Senator Kerry: Why Not a $20/HourMinimum Wage?



July, 2004 

Let’s start out with where we agree: We would all like everyone’s wages (in real terms) and standard of living to be higher. The question is not the objective, but how to achieve it. John Kerry thanks you can just pass a law and … Shazam!! – $7/hour minimum wage.

 So why not $20/hour? Oh, might there be some negative consequences of arbitrarily dictating a higher minimum wage? Well, if the consequences would be disastrous at $20/hour, maybe they are merely bad at $7/hour. Other than cynically hoping to gather more votes with this proposal, what economic models or theories does Mr. Kerry have in mind that indicate anyone is better off with his proposal? Facts are stubborn things and the plain truth is that nearly everyone is worse off with minimum wage laws. And the higher they are, the more the damage.

After the legal minimum wage is increased, the economy does its best to adjust. The tradeoff between capital and labor is adjusted.

 The tradeoff between utilization of domestic labor and foreign labor (outsourcing) is adjusted. Prices of goods are adjusted. Consumers adjust their buying preferences. And the ripples keep expanding. Eventually the ripples settle down. At the end of the day, what has changed? Recalling that the adjustments were due to an increase in the cost of domestic labor, it is clear that the following are inevitable:

 1. Employers will move towards greater automation (use more capital equipment and less domestic labor), leading to fewer jobs and more unemployment for low-wage employees

 2. Employers will engage in more outsourcing (since foreign labor is now more competitive) resulting in fewer domestic jobs and even more unemployment

 3. Prices of goods will go up (at least in the short term) with consumers able to buy less (further reducing jobs, increasing inflation, and lowering

our standard of living)

 4. Consumers will shift buying preferences away from labor-intensive goods … even more layoffs and fewer jobs

 5. Marginal manufacturers will go out of business, leading to even more unemployment

 6. Tax revenues will drop and unemployment costs will rise … if taxes are raised to make up for these problems, an even greater spiral of economic damage will ensue

 7. And of course, the Democrats will blame everything except their own policies. No one wins.

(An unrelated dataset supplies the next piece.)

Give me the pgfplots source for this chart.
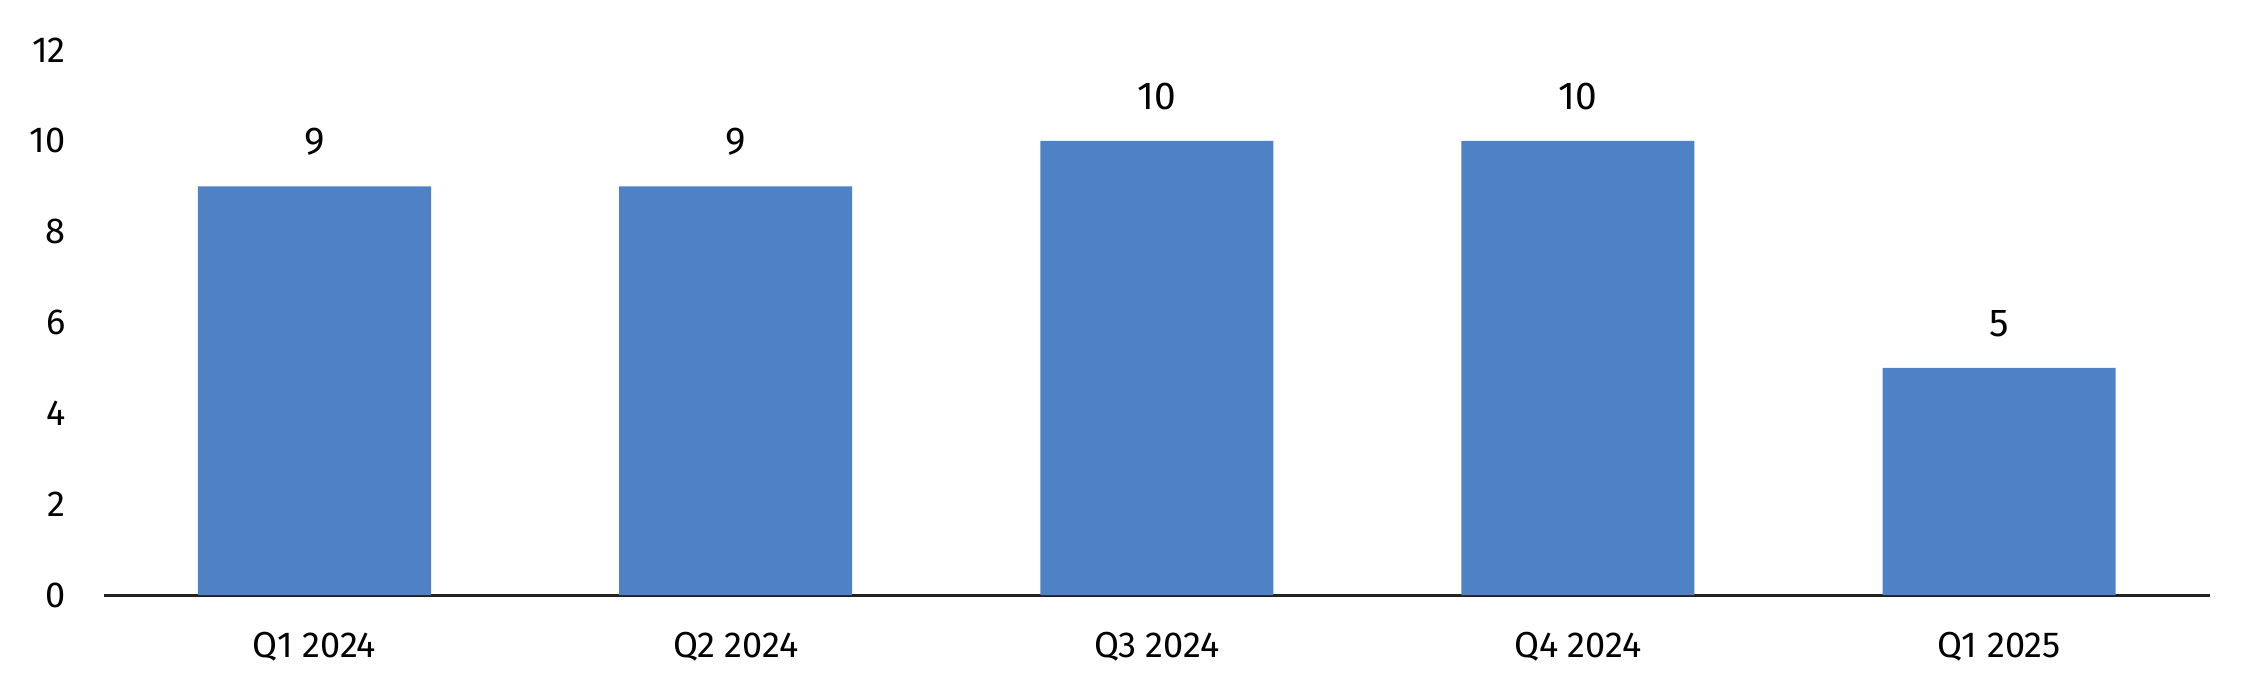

 If we really want to raise wages and increase the number of high paying American jobs, what should we do? The only way is to make the productivity of the American worker higher … make an hour of labor really worth more. That can only happen by permitting greater capital investment in the economy. It means lowering taxes and eliminating costly regulations, thus leading to greater retained earnings, increased incentives for risk taking, and higher investments in product development. It sure would be nice if we could just pass a law and be more prosperous. But only children could possibly believe that this would work. Is Mr. Kerry really that naïve? Are the voters?